__JOB__: Up to and including the line with "528, 542, 526, 509, 499, 383, 390, 364, 360, 196, 182]", write out the listing from its first line, minus the pictures.

__________

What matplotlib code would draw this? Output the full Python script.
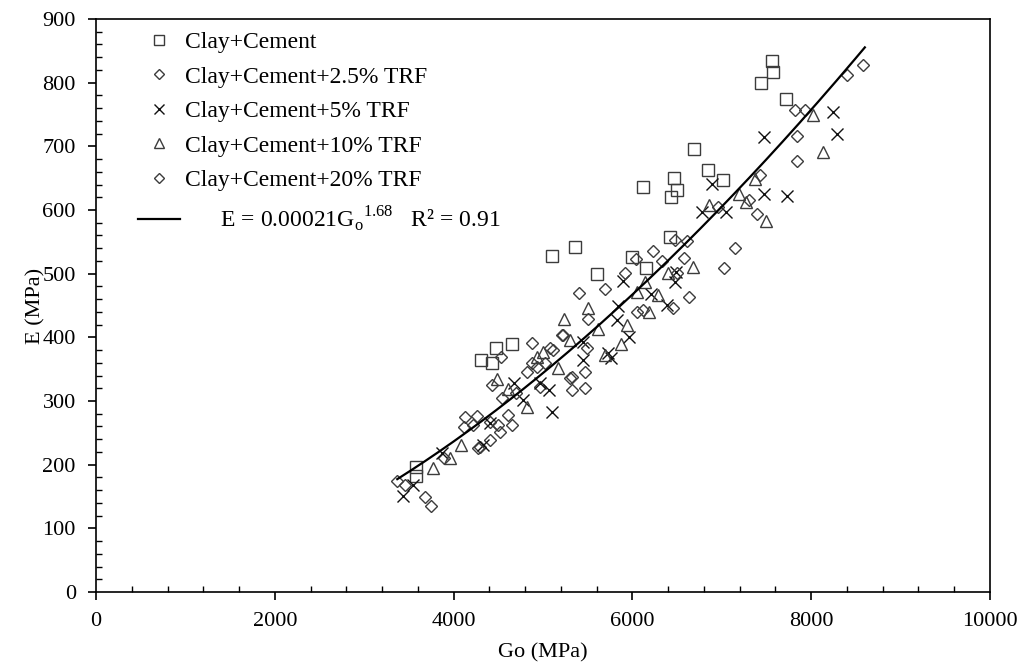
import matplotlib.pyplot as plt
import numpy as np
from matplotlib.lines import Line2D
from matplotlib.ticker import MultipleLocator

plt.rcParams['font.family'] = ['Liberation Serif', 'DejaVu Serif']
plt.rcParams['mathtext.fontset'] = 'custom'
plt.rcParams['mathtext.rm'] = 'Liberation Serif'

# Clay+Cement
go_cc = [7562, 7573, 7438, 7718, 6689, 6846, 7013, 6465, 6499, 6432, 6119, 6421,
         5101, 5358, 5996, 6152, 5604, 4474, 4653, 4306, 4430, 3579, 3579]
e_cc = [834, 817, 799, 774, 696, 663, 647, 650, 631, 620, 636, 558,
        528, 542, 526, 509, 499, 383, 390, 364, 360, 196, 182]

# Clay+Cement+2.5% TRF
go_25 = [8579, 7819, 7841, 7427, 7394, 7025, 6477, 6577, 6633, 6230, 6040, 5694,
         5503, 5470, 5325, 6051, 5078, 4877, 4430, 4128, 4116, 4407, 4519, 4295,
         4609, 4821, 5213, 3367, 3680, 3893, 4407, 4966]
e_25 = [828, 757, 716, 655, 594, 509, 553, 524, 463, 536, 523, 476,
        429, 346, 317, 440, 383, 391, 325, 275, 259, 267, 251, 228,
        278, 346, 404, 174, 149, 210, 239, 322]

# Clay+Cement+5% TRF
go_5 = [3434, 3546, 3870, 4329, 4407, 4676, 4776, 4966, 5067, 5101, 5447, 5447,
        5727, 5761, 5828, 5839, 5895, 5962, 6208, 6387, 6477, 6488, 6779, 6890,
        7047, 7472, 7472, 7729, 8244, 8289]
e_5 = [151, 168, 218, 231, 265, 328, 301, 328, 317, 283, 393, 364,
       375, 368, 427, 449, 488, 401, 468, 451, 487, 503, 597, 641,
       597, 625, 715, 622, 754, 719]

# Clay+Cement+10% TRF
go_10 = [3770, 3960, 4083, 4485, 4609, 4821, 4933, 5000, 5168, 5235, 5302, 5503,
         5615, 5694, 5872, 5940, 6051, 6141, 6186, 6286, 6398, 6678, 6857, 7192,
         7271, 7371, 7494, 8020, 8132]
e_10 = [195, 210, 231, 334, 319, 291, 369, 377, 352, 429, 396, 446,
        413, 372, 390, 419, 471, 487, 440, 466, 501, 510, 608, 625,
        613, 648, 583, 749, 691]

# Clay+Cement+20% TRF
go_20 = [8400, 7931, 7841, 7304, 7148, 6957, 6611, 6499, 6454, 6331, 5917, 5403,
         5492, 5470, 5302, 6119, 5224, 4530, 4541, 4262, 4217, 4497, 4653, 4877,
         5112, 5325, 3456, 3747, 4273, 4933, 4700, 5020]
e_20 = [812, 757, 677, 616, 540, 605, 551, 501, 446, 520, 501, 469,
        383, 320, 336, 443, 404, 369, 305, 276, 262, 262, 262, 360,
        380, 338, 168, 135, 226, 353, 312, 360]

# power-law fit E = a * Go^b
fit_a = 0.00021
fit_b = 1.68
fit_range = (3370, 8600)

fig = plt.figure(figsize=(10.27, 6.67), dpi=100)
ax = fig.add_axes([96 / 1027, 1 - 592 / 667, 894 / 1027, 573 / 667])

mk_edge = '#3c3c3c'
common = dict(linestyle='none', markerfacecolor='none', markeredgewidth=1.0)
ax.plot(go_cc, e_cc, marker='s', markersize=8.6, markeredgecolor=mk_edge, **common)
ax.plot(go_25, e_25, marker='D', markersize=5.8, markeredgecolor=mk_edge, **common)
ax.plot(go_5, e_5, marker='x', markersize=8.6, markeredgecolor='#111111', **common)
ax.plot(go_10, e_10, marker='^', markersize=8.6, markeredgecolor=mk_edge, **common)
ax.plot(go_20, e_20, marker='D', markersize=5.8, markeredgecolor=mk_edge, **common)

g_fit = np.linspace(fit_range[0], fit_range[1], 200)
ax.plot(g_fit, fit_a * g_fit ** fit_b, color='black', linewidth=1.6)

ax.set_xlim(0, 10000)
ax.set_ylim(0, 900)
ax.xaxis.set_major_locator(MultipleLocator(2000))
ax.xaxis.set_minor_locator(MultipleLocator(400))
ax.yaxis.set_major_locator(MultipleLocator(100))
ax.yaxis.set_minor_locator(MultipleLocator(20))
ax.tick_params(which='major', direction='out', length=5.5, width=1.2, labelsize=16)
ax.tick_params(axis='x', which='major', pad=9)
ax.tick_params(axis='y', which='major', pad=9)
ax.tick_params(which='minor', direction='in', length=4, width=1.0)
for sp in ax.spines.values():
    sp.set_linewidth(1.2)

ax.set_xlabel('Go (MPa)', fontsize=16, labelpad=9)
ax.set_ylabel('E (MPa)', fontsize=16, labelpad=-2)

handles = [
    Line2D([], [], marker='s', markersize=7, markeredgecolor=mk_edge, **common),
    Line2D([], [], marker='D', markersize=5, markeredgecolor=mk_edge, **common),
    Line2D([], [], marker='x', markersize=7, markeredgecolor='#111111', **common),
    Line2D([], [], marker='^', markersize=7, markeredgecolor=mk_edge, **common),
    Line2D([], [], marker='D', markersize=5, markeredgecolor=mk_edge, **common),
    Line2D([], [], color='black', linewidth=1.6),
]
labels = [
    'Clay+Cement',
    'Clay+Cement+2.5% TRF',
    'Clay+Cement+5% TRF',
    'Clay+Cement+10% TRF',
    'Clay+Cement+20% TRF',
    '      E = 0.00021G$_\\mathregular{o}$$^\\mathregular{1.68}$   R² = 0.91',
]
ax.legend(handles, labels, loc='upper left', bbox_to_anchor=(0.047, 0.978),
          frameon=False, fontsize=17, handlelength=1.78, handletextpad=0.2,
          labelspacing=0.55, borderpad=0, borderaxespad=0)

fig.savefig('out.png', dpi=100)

__________

__OUTPUT FOR THIS TASK__:
What matplotlib code would draw this? Output the full Python script.
import matplotlib.pyplot as plt
import numpy as np
from matplotlib.lines import Line2D
from matplotlib.ticker import MultipleLocator

plt.rcParams['font.family'] = ['Liberation Serif', 'DejaVu Serif']
plt.rcParams['mathtext.fontset'] = 'custom'
plt.rcParams['mathtext.rm'] = 'Liberation Serif'

# Clay+Cement
go_cc = [7562, 7573, 7438, 7718, 6689, 6846, 7013, 6465, 6499, 6432, 6119, 6421,
         5101, 5358, 5996, 6152, 5604, 4474, 4653, 4306, 4430, 3579, 3579]
e_cc = [834, 817, 799, 774, 696, 663, 647, 650, 631, 620, 636, 558,
        528, 542, 526, 509, 499, 383, 390, 364, 360, 196, 182]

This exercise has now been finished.